I'm trying to track messages accross nodes to eventually build a graph (well, many graphs) using LTTng and the tracetools package.

One of the things I need is to be able to connect the message that a publisher sends and the (same) message that a subscriber receives. For example, looking at this representation of pub/sub queues below, I'd like to link 0x561f5f3d1064 and 0x7f8120003230.

image description

Unfortunately, looking at roscomm and how a message is serialized, the message isn't unique since the content does not always have a timestamp/std_msgs/Header. For example, a std_msgs/String message with the same content will always be the same. Otherwise this would be too easy!
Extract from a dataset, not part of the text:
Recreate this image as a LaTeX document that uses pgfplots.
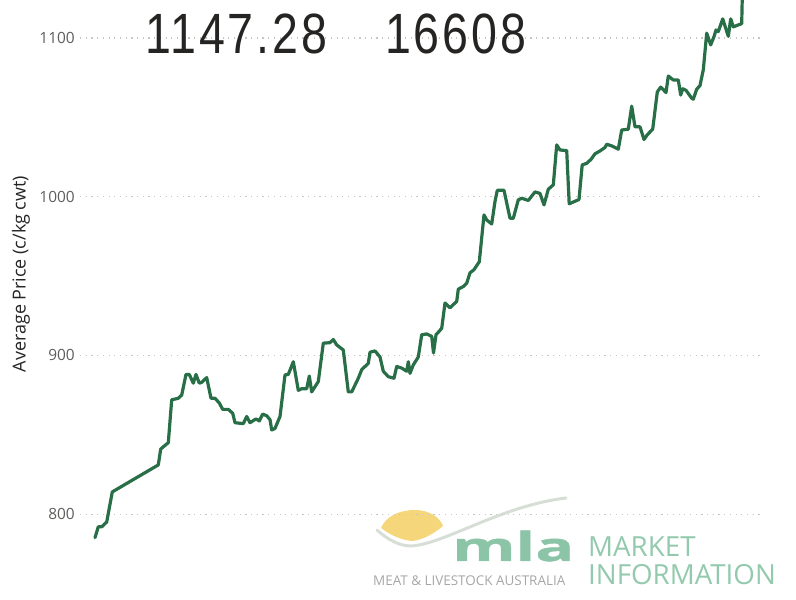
\documentclass[border=0pt]{standalone}
\usepackage{fontspec}
\setmainfont{Open Sans}
\newfontfamily\bigfont[FakeStretch=0.82,LetterSpace=5]{Liberation Sans}
\newfontfamily\mlafont[FakeStretch=1.62,FakeBold=1.2]{Open Sans}
\usepackage{pgfplots}
\pgfplotsset{compat=1.18}
\definecolor{linegreen}{RGB}{40,110,70}
\definecolor{gridgray}{RGB}{200,198,196}
\definecolor{tickgray}{RGB}{96,94,92}
\definecolor{labeldark}{RGB}{37,36,35}
\definecolor{mlagreen}{RGB}{139,196,166}
\definecolor{mktgreen}{RGB}{147,201,173}
\definecolor{logogray}{RGB}{166,166,166}
\definecolor{sunyellow}{RGB}{246,214,122}
\definecolor{swoosh}{RGB}{214,222,214}
\begin{document}
\begin{tikzpicture}[x=1bp,y=1bp]
\path[use as bounding box] (-80,0) rectangle (716,600);
% logo (watermark)
\fill[sunyellow] (301,72) .. controls (306,84) and (320,90) .. (335,90)
  .. controls (350,90) and (360,82) .. (363,74)
  .. controls (352,65) and (342,60) .. (332,59)
  .. controls (320,60) and (309,66) .. cycle;
\draw[swoosh, line width=3bp, line cap=round] (297,70) .. controls (308,60) and (320,54) .. (331,54)
  .. controls (365,56) and (420,94) .. (486,102);
\node[anchor=base west, inner sep=0pt, text=mlagreen, font=\mlafont\bfseries\fontsize{40}{40}\selectfont] at (372,39) {mla};
\node[anchor=base west, inner sep=0pt, text=logogray, font=\fontsize{13.5}{13.5}\selectfont] at (293,14) {MEAT \& LIVESTOCK AUSTRALIA};
\node[anchor=base west, inner sep=0pt, text=mktgreen, font=\fontsize{27.8}{27.8}\selectfont] at (508,43) {MARKET};
\node[anchor=base west, inner sep=0pt, text=mktgreen, font=\fontsize{27.8}{27.8}\selectfont] at (508,15) {INFORMATION};
\begin{axis}[
  at={(0,0)}, anchor=south west,
  scale only axis, width=680bp, height=600bp,
  xmin=80, xmax=760, ymin=745.9, ymax=1123.9,
  axis line style={draw=none},
  xtick=\empty,
  ytick={800,900,1000,1100},
  tick style={draw=none},
  major tick length=0pt,
  ymajorgrids,
  major grid style={gridgray, line width=1.2bp, dash pattern=on 1.2bp off 4.5bp},
  yticklabel style={font=\fontsize{15.5}{15.5}\selectfont, text=tickgray, anchor=east, inner sep=0pt, xshift=-5bp},
  /pgf/number format/assume math mode=true,
  /pgf/number format/1000 sep={},
]
\addplot[linegreen, line width=3.2bp, line join=round, line cap=round] coordinates {
(95,785.2) (98.3,792) (101.7,792) (106.7,795) (112.3,814) (158.3,831) (160.7,841)
(168.3,845) (171.7,872) (178.3,873) (181.7,875) (186,888) (189.3,888) (193.3,882.5)
(196,888) (199.3,882.5) (201.7,883) (206.7,886) (211,873) (215,873) (219.3,870)
(222.7,866) (228.3,866) (232.7,863.5) (235,857.6) (243.3,857) (246.7,861.5) (250,857.6)
(256,860) (259.3,858.7) (262.7,863) (266.7,862) (270,859.5) (271.7,853) (275,854)
(280,861.5) (285,887.7) (288.3,888) (293.3,896) (298.3,878) (301.7,879) (306.7,879)
(309.3,887) (311.7,877) (318.3,883.5) (323.3,907.7) (330,908) (333.3,910) (336.7,906.6)
(343.3,903.4) (348.3,877) (351.7,877) (358.3,885.6) (361.7,891) (368.3,895) (370,902)
(375,902.8) (380,899) (383.3,890) (388.3,886.6) (394,885.6) (396.7,893) (401.7,892)
(406.7,890) (408.3,896) (410,888.7) (413.3,894) (418.3,899) (421.7,913) (426.7,913.5)
(431.7,912) (433.5,901.5) (436,913) (441.7,917) (445,933) (450,930) (456.7,934)
(458.3,941.7) (463.3,943.4) (466.7,945.5) (470,952) (474,954) (479.3,959) (484,988.5)
(486.7,985.3) (491.7,982.8) (495,997) (497.3,1004) (504,1004) (510,986.4) (513.3,986.4)
(518.3,998) (521.7,999) (528.3,997.6) (535,1003) (540,1002) (544,994.8) (548.3,1004.7)
(553.3,1007.4) (556.7,1032.6) (560,1029.4) (566.7,1029) (569.2,995.5) (579,998.2)
(582.2,1020) (586.7,1021) (591,1023.5) (595,1027) (600,1028.8) (605,1031) (606.7,1033)
(611.7,1032) (618.3,1029.9) (621.7,1042) (628.3,1042.5) (631.7,1057) (635,1044)
(640,1044) (644,1036) (647.3,1039) (652.7,1042.5) (657.3,1066) (660.7,1069) (666,1065.6)
(668.3,1076) (673.3,1073.5) (678.3,1073.5) (680.7,1064) (682.7,1068) (686,1067)
(691.7,1062) (693.3,1061.4) (696.7,1067.7) (700,1070) (703.3,1080) (706.7,1103)
(710.7,1095.6) (714,1100.8) (716,1105) (718.3,1104) (722.7,1112) (728.3,1101)
(730.7,1112) (733.3,1107) (741.7,1109) (743,1147.28)
};
\end{axis}
\node[rotate=90, inner sep=0pt, text=labeldark, font=\fontsize{18}{18}\selectfont] at (-59,326) {Average Price (c/kg cwt)};
\node[anchor=base west, inner sep=0pt, text=labeldark, font=\bigfont\fontsize{57}{57}\selectfont] at (65,546) {1147.28};
\node[anchor=base west, inner sep=0pt, text=labeldark, font=\bigfont\fontsize{57}{57}\selectfont] at (305,546) {16608};
\end{tikzpicture}
\end{document}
This is the solution I'm considering right now:

  • Right before the publisher sends the message over the network, we use message_start (from the buffer). This identifies the message on the publisher's side.
  • We take the very next net_dev_queue event that matches the pub/sub connection (hosts/ports of the TCP connection), and "link" the TCP sequence number (or skbaddr if we're on the same host) to the message_start above.
  • Similarly, for the subscriber, we use the message_start of the very next message that the subscriber receives after the corresponding netif_receive_skb event (with the same sequence number).
  • Thus the two message_start values are linked.

I'm not sure how reliable this method is.

Therefore I'd like to hear other ideas. Or maybe a confirmation that this might actually work and be reliable!